Given information
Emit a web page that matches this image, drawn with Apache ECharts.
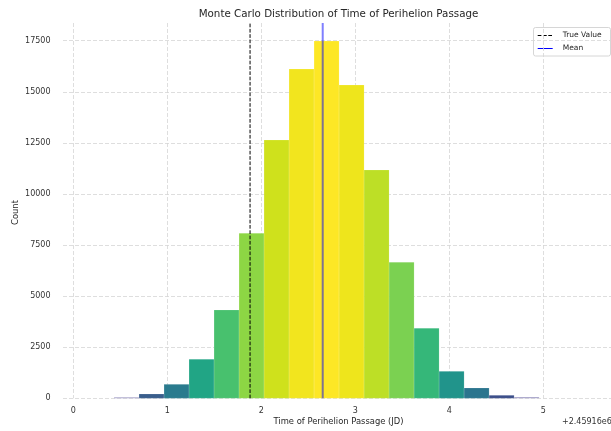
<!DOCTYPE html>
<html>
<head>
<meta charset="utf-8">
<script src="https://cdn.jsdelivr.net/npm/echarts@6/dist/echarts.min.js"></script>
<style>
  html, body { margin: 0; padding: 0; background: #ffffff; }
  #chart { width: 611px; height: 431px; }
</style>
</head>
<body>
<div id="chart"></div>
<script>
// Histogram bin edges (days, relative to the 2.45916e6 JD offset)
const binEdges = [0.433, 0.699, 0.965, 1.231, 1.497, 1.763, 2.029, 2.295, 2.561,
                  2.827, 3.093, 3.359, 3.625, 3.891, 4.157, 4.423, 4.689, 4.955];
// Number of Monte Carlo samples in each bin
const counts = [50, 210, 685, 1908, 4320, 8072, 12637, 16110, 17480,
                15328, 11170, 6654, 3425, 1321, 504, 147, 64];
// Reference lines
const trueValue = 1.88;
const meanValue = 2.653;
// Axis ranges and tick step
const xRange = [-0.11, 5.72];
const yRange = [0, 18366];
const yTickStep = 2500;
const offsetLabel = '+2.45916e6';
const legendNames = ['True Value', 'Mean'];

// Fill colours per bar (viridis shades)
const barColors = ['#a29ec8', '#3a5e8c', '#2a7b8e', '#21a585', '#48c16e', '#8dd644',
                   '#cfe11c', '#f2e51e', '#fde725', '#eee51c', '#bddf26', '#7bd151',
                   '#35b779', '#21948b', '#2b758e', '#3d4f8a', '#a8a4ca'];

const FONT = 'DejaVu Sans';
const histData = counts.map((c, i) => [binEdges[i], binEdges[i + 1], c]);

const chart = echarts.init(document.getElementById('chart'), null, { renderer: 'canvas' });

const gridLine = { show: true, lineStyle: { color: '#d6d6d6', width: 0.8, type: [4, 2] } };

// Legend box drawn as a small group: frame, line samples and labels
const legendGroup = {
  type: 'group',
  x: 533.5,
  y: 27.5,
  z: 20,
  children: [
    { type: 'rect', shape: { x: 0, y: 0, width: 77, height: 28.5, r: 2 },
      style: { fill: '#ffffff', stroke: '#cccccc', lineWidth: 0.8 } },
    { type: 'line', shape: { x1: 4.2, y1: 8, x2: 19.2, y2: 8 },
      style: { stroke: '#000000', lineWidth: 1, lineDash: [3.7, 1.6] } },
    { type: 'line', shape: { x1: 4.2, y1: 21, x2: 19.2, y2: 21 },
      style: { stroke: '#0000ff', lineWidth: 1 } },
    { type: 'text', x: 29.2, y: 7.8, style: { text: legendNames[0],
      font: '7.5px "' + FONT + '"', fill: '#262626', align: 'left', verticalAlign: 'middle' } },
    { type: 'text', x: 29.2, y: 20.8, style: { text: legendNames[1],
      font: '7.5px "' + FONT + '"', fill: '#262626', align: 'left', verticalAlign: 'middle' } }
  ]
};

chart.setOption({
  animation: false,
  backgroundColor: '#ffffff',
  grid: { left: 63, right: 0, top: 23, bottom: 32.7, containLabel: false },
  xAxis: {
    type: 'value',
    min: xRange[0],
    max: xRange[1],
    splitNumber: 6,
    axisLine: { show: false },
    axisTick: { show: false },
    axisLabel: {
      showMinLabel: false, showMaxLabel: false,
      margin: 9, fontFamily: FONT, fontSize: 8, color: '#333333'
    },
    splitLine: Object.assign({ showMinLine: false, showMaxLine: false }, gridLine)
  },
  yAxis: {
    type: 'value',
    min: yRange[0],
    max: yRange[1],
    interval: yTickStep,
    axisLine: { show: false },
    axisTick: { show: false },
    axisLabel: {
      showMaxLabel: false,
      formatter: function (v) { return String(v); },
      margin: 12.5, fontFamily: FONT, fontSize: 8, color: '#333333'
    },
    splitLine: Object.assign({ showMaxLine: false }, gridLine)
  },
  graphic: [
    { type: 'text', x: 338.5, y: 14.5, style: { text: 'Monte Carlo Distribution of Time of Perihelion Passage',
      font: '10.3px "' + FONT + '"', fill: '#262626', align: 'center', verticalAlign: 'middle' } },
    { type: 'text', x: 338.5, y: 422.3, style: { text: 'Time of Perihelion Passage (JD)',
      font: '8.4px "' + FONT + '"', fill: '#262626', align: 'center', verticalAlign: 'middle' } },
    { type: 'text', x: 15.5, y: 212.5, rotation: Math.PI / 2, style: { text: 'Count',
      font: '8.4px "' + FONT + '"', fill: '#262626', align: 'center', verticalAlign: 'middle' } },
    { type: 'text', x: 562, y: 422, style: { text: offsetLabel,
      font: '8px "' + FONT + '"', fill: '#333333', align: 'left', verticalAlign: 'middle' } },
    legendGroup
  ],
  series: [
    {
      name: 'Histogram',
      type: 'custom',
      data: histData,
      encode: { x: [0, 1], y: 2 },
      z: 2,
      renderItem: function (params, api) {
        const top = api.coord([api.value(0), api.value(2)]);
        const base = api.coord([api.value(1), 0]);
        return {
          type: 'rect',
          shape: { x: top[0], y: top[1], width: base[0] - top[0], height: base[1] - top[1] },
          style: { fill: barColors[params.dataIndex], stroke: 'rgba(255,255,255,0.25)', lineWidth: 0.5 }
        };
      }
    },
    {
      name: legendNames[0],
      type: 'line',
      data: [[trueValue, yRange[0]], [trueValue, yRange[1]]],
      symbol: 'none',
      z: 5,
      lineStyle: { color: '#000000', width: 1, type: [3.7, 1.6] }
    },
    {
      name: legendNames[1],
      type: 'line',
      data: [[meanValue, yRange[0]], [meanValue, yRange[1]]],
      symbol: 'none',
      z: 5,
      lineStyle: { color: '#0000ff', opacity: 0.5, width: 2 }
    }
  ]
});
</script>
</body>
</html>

==

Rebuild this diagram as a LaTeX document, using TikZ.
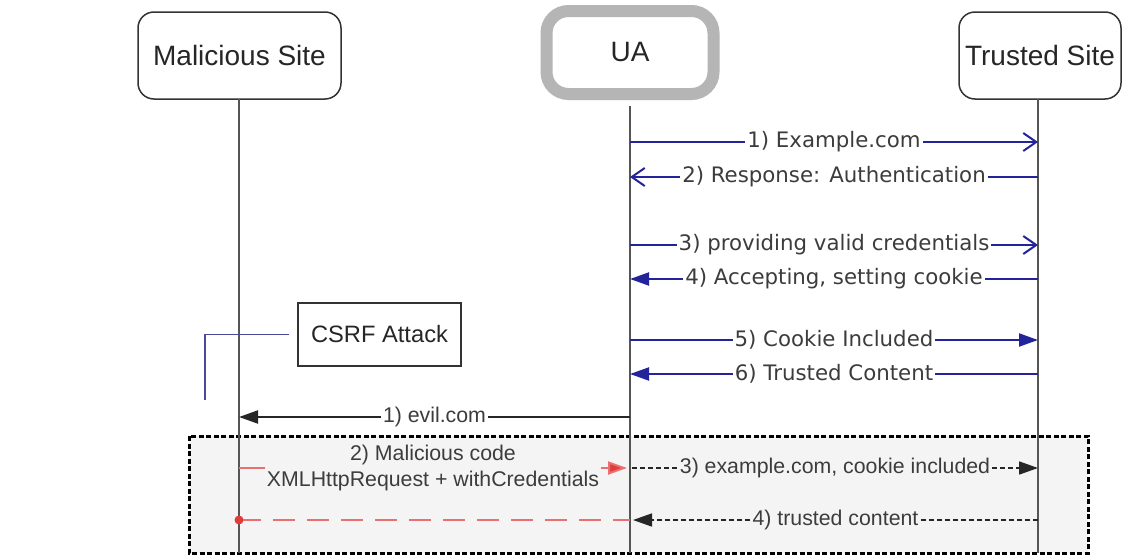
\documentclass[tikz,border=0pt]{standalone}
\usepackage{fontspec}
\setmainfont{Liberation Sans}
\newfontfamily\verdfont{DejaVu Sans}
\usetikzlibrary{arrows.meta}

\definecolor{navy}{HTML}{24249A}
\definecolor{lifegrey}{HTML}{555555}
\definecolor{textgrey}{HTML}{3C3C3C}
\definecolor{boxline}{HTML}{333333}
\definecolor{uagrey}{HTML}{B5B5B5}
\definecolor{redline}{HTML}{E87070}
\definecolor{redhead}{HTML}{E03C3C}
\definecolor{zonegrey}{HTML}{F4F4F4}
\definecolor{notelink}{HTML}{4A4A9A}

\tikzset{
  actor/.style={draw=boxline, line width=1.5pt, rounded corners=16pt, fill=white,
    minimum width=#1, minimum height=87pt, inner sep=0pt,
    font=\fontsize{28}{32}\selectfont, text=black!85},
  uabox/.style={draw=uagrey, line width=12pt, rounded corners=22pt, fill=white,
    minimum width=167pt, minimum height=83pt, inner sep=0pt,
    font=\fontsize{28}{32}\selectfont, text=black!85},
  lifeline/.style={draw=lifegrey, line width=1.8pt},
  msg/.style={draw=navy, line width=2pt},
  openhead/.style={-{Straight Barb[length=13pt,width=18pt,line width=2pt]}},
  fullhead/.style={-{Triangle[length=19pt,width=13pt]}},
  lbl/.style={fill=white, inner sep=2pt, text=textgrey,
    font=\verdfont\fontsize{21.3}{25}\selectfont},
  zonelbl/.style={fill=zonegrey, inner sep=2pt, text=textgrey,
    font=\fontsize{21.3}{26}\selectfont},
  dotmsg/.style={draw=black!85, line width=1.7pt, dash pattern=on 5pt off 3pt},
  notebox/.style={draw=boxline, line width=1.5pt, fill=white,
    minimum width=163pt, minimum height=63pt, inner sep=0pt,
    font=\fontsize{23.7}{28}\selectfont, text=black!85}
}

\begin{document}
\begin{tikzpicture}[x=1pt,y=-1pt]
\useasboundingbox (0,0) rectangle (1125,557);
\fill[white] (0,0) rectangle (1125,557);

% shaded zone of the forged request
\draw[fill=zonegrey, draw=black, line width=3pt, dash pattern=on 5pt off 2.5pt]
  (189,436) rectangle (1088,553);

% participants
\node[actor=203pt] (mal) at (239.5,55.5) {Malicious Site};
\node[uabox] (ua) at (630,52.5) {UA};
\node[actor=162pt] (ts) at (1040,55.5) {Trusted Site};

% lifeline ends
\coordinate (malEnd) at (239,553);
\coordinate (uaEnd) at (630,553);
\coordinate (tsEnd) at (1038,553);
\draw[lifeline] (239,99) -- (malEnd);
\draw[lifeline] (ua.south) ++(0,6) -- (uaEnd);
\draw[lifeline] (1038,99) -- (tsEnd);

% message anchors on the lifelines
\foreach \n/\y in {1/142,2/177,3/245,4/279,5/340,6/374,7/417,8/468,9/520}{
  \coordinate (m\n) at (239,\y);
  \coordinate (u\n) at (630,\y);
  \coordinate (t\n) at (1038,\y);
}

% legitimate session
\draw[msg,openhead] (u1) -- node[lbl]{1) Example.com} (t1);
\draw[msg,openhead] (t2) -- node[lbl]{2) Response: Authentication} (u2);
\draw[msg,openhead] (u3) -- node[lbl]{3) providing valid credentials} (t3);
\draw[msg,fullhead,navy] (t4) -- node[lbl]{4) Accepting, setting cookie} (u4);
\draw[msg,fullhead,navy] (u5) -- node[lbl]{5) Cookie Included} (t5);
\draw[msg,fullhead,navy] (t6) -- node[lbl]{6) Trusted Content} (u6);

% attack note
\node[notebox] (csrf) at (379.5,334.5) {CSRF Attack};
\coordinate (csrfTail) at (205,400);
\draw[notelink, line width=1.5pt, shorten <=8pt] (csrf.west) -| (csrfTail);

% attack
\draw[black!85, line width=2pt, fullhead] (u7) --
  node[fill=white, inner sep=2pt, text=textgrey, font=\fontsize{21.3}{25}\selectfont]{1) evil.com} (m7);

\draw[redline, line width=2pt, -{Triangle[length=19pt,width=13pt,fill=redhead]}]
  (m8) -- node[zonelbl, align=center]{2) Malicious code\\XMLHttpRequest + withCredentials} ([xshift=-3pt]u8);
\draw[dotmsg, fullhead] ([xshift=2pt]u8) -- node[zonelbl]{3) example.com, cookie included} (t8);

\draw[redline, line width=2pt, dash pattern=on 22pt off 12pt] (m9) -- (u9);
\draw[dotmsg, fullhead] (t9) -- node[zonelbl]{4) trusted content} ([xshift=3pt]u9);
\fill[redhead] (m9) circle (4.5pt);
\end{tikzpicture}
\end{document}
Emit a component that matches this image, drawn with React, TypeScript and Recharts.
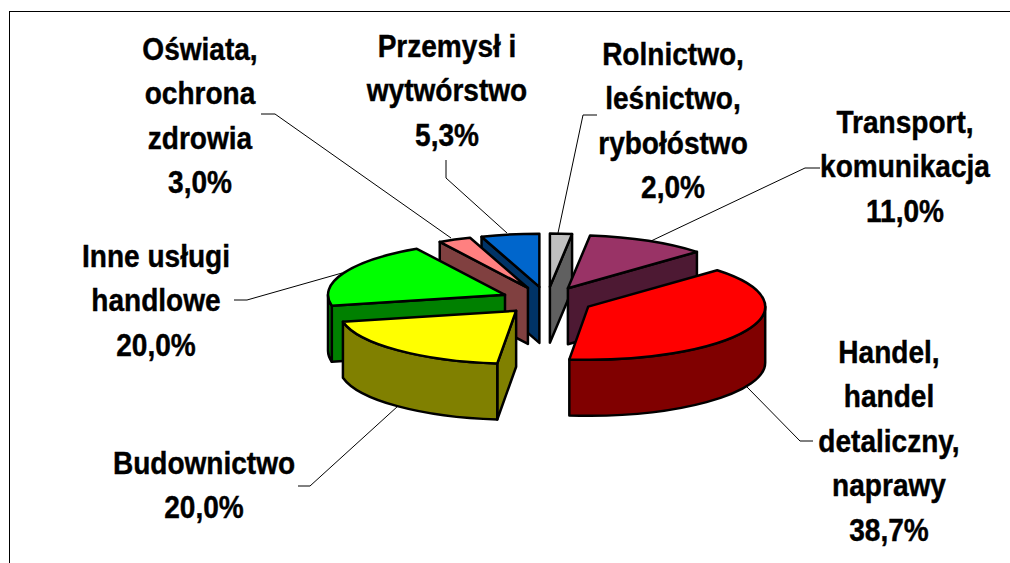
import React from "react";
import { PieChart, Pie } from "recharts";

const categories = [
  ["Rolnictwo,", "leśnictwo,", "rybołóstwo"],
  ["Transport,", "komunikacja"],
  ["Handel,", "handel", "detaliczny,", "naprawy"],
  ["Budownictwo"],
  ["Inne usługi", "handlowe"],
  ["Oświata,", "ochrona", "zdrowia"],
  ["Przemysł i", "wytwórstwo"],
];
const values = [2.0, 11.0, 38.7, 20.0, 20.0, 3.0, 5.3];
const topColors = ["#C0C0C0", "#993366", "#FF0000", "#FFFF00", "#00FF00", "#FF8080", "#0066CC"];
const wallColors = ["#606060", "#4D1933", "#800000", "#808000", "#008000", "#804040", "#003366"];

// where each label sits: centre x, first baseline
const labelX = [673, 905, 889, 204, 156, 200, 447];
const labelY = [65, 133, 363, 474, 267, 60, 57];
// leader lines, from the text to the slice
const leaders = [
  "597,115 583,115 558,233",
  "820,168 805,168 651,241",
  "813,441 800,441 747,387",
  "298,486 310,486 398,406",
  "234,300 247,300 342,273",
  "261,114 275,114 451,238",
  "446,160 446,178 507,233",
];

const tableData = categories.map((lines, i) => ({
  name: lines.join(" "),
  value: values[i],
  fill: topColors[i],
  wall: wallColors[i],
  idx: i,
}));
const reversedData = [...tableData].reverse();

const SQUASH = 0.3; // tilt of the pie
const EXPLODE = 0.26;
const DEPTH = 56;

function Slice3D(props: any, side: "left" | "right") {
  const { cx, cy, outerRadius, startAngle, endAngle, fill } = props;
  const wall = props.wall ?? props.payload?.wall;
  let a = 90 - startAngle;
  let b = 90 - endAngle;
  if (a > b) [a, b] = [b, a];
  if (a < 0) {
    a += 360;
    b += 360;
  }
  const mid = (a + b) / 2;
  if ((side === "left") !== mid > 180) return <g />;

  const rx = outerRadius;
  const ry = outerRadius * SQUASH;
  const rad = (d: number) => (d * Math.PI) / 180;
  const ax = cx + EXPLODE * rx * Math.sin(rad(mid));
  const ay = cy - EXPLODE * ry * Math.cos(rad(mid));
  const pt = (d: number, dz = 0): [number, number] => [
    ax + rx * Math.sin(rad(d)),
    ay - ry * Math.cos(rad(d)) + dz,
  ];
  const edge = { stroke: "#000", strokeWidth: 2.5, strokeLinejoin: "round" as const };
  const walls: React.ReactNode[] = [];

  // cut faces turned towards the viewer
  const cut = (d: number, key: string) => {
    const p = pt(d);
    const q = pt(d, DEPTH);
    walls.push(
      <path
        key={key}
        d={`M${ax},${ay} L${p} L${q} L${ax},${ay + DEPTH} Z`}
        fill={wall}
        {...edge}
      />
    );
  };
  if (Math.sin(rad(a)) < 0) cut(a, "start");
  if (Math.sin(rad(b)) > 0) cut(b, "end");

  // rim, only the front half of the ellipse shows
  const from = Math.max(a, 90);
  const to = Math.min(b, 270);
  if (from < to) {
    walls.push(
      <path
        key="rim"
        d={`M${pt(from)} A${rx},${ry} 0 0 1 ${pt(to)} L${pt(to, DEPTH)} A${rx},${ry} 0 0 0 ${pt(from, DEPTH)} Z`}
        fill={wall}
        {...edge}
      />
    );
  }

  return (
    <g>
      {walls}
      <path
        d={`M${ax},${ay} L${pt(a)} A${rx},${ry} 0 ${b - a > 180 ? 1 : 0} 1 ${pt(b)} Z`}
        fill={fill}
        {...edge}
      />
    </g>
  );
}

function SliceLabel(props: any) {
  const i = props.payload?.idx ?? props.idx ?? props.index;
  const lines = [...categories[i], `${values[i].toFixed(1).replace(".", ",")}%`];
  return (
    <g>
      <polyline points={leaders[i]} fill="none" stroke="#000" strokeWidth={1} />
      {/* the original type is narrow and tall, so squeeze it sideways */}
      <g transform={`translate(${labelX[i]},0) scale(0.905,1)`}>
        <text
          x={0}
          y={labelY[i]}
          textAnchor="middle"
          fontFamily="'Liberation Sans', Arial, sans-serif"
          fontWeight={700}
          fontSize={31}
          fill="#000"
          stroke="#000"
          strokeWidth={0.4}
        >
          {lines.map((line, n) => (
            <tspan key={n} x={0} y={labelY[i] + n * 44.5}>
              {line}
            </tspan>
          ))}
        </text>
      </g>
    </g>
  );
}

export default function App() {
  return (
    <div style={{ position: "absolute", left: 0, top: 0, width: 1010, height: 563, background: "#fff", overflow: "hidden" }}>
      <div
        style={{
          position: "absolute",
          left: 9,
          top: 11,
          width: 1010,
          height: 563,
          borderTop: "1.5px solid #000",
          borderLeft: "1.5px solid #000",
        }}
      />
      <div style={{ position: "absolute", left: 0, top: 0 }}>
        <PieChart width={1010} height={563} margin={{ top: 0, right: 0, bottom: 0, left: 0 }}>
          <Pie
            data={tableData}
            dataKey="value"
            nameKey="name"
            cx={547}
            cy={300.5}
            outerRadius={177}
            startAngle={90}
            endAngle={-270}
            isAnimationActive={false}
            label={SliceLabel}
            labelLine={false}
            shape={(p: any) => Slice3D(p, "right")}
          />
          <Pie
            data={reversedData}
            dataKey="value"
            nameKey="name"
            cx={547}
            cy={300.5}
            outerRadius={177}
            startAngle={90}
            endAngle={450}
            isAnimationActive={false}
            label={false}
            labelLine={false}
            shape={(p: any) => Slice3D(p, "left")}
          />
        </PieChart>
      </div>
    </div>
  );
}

Prompt
Copy every line of the listing containing the string "that".

Result for this task
Emit a web page that matches this image, drawn with Apache ECharts.
Emit a component that matches this image, drawn with React, TypeScript and Recharts.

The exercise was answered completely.